At Leipzig International School Kindergarten, a simple question sparked a powerful idea: Who should decide what’s on the lunch menu?
To bring student voice into this everyday decision, the Kindergarten partnered with Grade 12 IBDP student Friedrich, who spent months designing a child-friendly voting machine that allows our youngest learners to share their preferences. After testing the system and providing feedback, the Kindergarten Student Council helped introduce it to their friends at Kindergarten.
The Process:
It began with a simple but important problem: the Kindergarten lunch menu was being decided entirely by adults. While the intention was positive, the reality was clear – the people making the choices were not the ones eating the food.
As a Kindergarten, we recognised an opportunity. If we are committed to developing student agency and voice, then this needed to extend beyond the classroom. The lunch menu became an authentic context to explore participation, ownership and decision-making.

Identifying the Need
Our initial inquiry question was practical:
What app could we use to gather student feedback about lunch choices?
Yet as conversations unfolded, it became clear that this was not simply about choosing a platform. It was about designing a solution that honoured the developmental needs of our youngest learners while building something sustainable for the future.
What followed was an authentic collaboration between Kindergarten and a DP Student, Friedrich.

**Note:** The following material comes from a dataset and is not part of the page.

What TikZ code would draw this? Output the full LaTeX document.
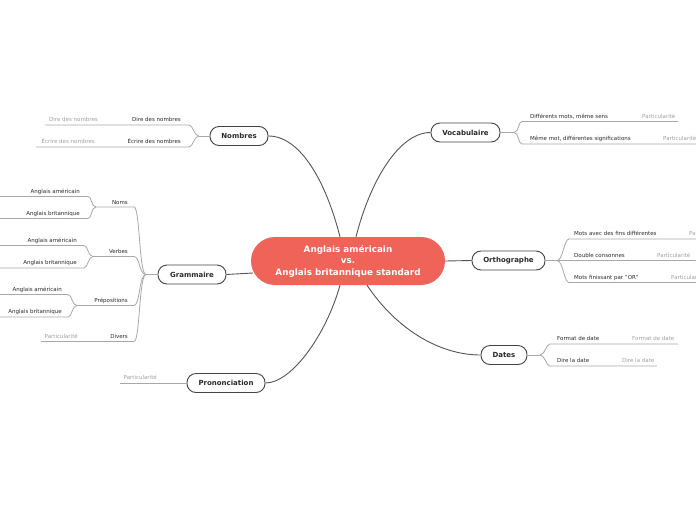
\documentclass[tikz,border=0pt]{standalone}
\usepackage{fontspec}
\setmainfont{DejaVu Sans}
\definecolor{redc}{HTML}{F06359}
\definecolor{topicbd}{HTML}{444444}
\definecolor{connc}{HTML}{555555}
\definecolor{blc}{HTML}{A8A8A8}
\definecolor{txtc}{HTML}{2A2A2A}
\definecolor{leafc}{HTML}{A0A0A0}
\begin{document}
\begin{tikzpicture}[x=1pt,y=-1pt,
  rootbox/.style={rounded corners=24pt, fill=redc, text=white, font=\bfseries\fontsize{8.8}{11.5}\selectfont, minimum width=194pt, minimum height=48pt, align=center, inner sep=0pt},
  topic/.style={draw=topicbd, line width=0.9pt, rounded corners=9pt, fill=white, minimum height=19pt, inner sep=0pt, font=\bfseries\fontsize{7}{8}\selectfont, text=txtc},
  sub/.style={inner sep=0pt, font=\fontsize{5.5}{6.5}\selectfont, text=txtc},
  leaf/.style={inner sep=0pt, font=\fontsize{5.5}{6.5}\selectfont, text=leafc},
  conn/.style={draw=connc, line width=0.9pt},
  bline/.style={draw=blc, line width=0.8pt}]
\useasboundingbox (0,0) rectangle (696,520);
\fill[white] (0,0) rectangle (696,520);

% root and topics
\node[rootbox] (root) at (348,261) {Anglais américain\\vs.\\Anglais britannique standard};
\node[topic, minimum width=58pt] (nombres) at (239,136) {Nombres};
\node[topic, minimum width=68pt] (gram) at (192,274.5) {Grammaire};
\node[topic, minimum width=78pt] (pron) at (226,383) {Prononciation};
\node[topic, minimum width=69pt] (vocab) at (465.5,132.5) {Vocabulaire};
\node[topic, minimum width=73pt] (ortho) at (508.5,260.5) {Orthographe};
\node[topic, minimum width=46pt] (dates) at (504,355) {Dates};

% main connectors
\draw[conn] ([shift={(-8,0)}]root.north) .. controls +(-14,-55) and +(32,0) .. (nombres.east);
\draw[conn] ([shift={(8,0)}]root.north) .. controls +(14,-55) and +(-32,0) .. (vocab.west);
\draw[conn] ([shift={(-8,0)}]root.south) .. controls +(-14,50) and +(26,0) .. (pron.east);
\draw[conn] ([shift={(19,0)}]root.south) .. controls +(30,45) and +(-40,0) .. (dates.west);
\draw[conn] ([shift={(2,12)}]root.west) -- (gram.east);
\draw[conn] (root.east) -- (ortho.west);

% ---------- Nombres ----------
\coordinate (jN) at (199,136);
\draw[bline] (nombres.west) -- (jN);
\node[sub, anchor=base east] (n1) at (181,121.5) {Dire des nombres};
\node[leaf, anchor=base east] (n1a) at (98,121.5) {Dire des nombres};
\coordinate (n1r) at (189,125); \coordinate (n1l) at (45,125);
\draw[bline] (jN) .. controls +(-5,0) and +(4,0) .. (n1r) -- (n1l);
\node[sub, anchor=base east] (n2) at (181,143.5) {Écrire des nombres};
\node[leaf, anchor=base east] (n2a) at (95,143.5) {Écrire des nombres};
\coordinate (n2r) at (189,147); \coordinate (n2l) at (36,147);
\draw[bline] (jN) .. controls +(-5,0) and +(4,0) .. (n2r) -- (n2l);

% ---------- Grammaire ----------
\coordinate (jG) at (146,274.5);
\draw[bline] (gram.west) -- (jG);
% Noms
\node[sub, anchor=base east] (noms) at (128,204) {Noms};
\coordinate (nomsR) at (134,207); \coordinate (nomsJ) at (96,207);
\draw[bline] (jG) .. controls +(-7,0) and +(6,0) .. (nomsR) -- (nomsJ);
\node[sub, anchor=base east] (noms1) at (80,193) {Anglais américain};
\coordinate (noms1R) at (88,196.5); \coordinate (noms1L) at (0,196.5);
\draw[bline] (nomsJ) .. controls +(-5,0) and +(4,0) .. (noms1R) -- (noms1L);
\node[sub, anchor=base east] (noms2) at (80,215) {Anglais britannique};
\coordinate (noms2R) at (88,218.5); \coordinate (noms2L) at (0,218.5);
\draw[bline] (nomsJ) .. controls +(-5,0) and +(4,0) .. (noms2R) -- (noms2L);
% Verbes
\node[sub, anchor=base east] (verbes) at (128,253) {Verbes};
\coordinate (verbR) at (134,256.5); \coordinate (verbJ) at (93,256.5);
\draw[bline] (jG) .. controls +(-7,0) and +(6,0) .. (verbR) -- (verbJ);
\node[sub, anchor=base east] (verb1) at (77,242) {Anglais américain};
\coordinate (verb1R) at (84,245.5); \coordinate (verb1L) at (0,245.5);
\draw[bline] (verbJ) .. controls +(-5,0) and +(4,0) .. (verb1R) -- (verb1L);
\node[sub, anchor=base east] (verb2) at (77,264.5) {Anglais britannique};
\coordinate (verb2R) at (84,268); \coordinate (verb2L) at (0,268);
\draw[bline] (verbJ) .. controls +(-5,0) and +(4,0) .. (verb2R) -- (verb2L);
% Prepositions
\node[sub, anchor=base east] (prep) at (128,302) {Prépositions};
\coordinate (prepR) at (134,305.5); \coordinate (prepJ) at (77,305.5);
\draw[bline] (jG) .. controls +(-7,0) and +(6,0) .. (prepR) -- (prepJ);
\node[sub, anchor=base east] (prep1) at (62,291) {Anglais américain};
\coordinate (prep1R) at (68,294.5); \coordinate (prep1L) at (0,294.5);
\draw[bline] (prepJ) .. controls +(-5,0) and +(4,0) .. (prep1R) -- (prep1L);
\node[sub, anchor=base east] (prep2) at (62,313.5) {Anglais britannique};
\coordinate (prep2R) at (68,317); \coordinate (prep2L) at (0,317);
\draw[bline] (prepJ) .. controls +(-5,0) and +(4,0) .. (prep2R) -- (prep2L);
% Divers
\node[sub, anchor=base east] (divers) at (128,338) {Divers};
\node[leaf, anchor=base east] (diversa) at (78,338) {Particularité};
\coordinate (divR) at (134,341.5); \coordinate (divL) at (41,341.5);
\draw[bline] (jG) .. controls +(-7,0) and +(6,0) .. (divR) -- (divL);

% ---------- Prononciation ----------
\node[leaf, anchor=base east] (prona) at (157,379.5) {Particularité};
\coordinate (pronL) at (120,383);
\draw[bline] (pron.west) -- (pronL);

% ---------- Vocabulaire ----------
\coordinate (jV) at (514,132.5);
\draw[bline] (vocab.east) -- (jV);
\node[sub, anchor=base west] (v1) at (530,118) {Différents mots, même sens};
\node[leaf, anchor=base west] (v1a) at (642,118) {Particularité};
\coordinate (v1L) at (522,121.5); \coordinate (v1R) at (678,121.5);
\draw[bline] (jV) .. controls +(5,0) and +(-4,0) .. (v1L) -- (v1R);
\node[sub, anchor=base west] (v2) at (530,140.5) {Même mot, différentes significations};
\node[leaf, anchor=base west] (v2a) at (663,140.5) {Particularité};
\coordinate (v2L) at (522,144); \coordinate (v2R) at (700,144);
\draw[bline] (jV) .. controls +(5,0) and +(-4,0) .. (v2L) -- (v2R);

% ---------- Orthographe ----------
\coordinate (jO) at (557,260.5);
\draw[bline] (ortho.east) -- (jO);
\node[sub, anchor=base west] (o1) at (574,235.5) {Mots avec des fins différentes};
\node[leaf, anchor=base west] (o1a) at (689,235.5) {Particularité};
\coordinate (o1L) at (569,239); \coordinate (o1R) at (700,239);
\draw[bline] (jO) .. controls +(6,0) and +(-5,0) .. (o1L) -- (o1R);
\node[sub, anchor=base west] (o2) at (574,257.5) {Double consonnes};
\node[leaf, anchor=base west] (o2a) at (657,257.5) {Particularité};
\coordinate (o2R) at (700,260.5);
\draw[bline] (jO) -- (o2R);
\node[sub, anchor=base west] (o3) at (574,279) {Mots finissant par "OR"};
\node[leaf, anchor=base west] (o3a) at (671,279) {Particularité};
\coordinate (o3L) at (569,282.5); \coordinate (o3R) at (700,282.5);
\draw[bline] (jO) .. controls +(6,0) and +(-5,0) .. (o3L) -- (o3R);

% ---------- Dates ----------
\coordinate (jD) at (540,355);
\draw[bline] (dates.east) -- (jD);
\node[sub, anchor=base west] (d1) at (557,340.5) {Format de date};
\node[leaf, anchor=base west] (d1a) at (632,340.5) {Format de date};
\coordinate (d1L) at (550,344); \coordinate (d1R) at (678,344);
\draw[bline] (jD) .. controls +(5,0) and +(-4,0) .. (d1L) -- (d1R);
\node[sub, anchor=base west] (d2) at (557,362.5) {Dire la date};
\node[leaf, anchor=base west] (d2a) at (622,362.5) {Dire la date};
\coordinate (d2L) at (550,366); \coordinate (d2R) at (657,366);
\draw[bline] (jD) .. controls +(5,0) and +(-4,0) .. (d2L) -- (d2R);
\end{tikzpicture}
\end{document}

Through a series of structured interviews, the Kindergarten Principal and a Friedrich clarified the vision. The discussion focused on design considerations: user accessibility, intuitive interface, data integrity and long-term functionality. Friedrich translated these conversations into three detailed design proposals, each outlining a different technical pathway. After careful review, one design was selected; not because it was the most complex, but because it was the most appropriate for EY users.
Over the following months, the Friedrich moved into development. Coding, building, testing, refining — the project evolved through a full design cycle. What began as an idea gradually became a working prototype.

When the device was finally brought to the Kindergarten Student Council, the shift in ownership was tangible. The council members tested the system themselves, offering feedback on clarity, ease of use, and interaction. Their voices shaped the final adjustments. This was not a presentation; it was a consultation.
The formal handover that followed was intentional. Training ensured that the system would not sit as a novelty, but function as a student-led tool. The Kindergarten Student Council then planned how to introduce the machine to their peers — explaining not only how to use it, but why it mattered. They monitored its rollout and supported others through the process.
Today, the data collected informs real menu decisions. Patterns are reviewed. Preferences are considered. Choices are adjusted.
More importantly, students see the connection between their voice and real change.
This project is more than a technical solution. It is a demonstration of what becomes possible when students design for students.
A secondary learner applied advanced technical expertise to serve a genuine community need. Kindergarten students experienced authentic participation in decision-making. Together, they transformed a simple question about lunch into a living example of agency in action.
Student voice is no longer abstract. It is visible, measurable, and shaping what is served each day.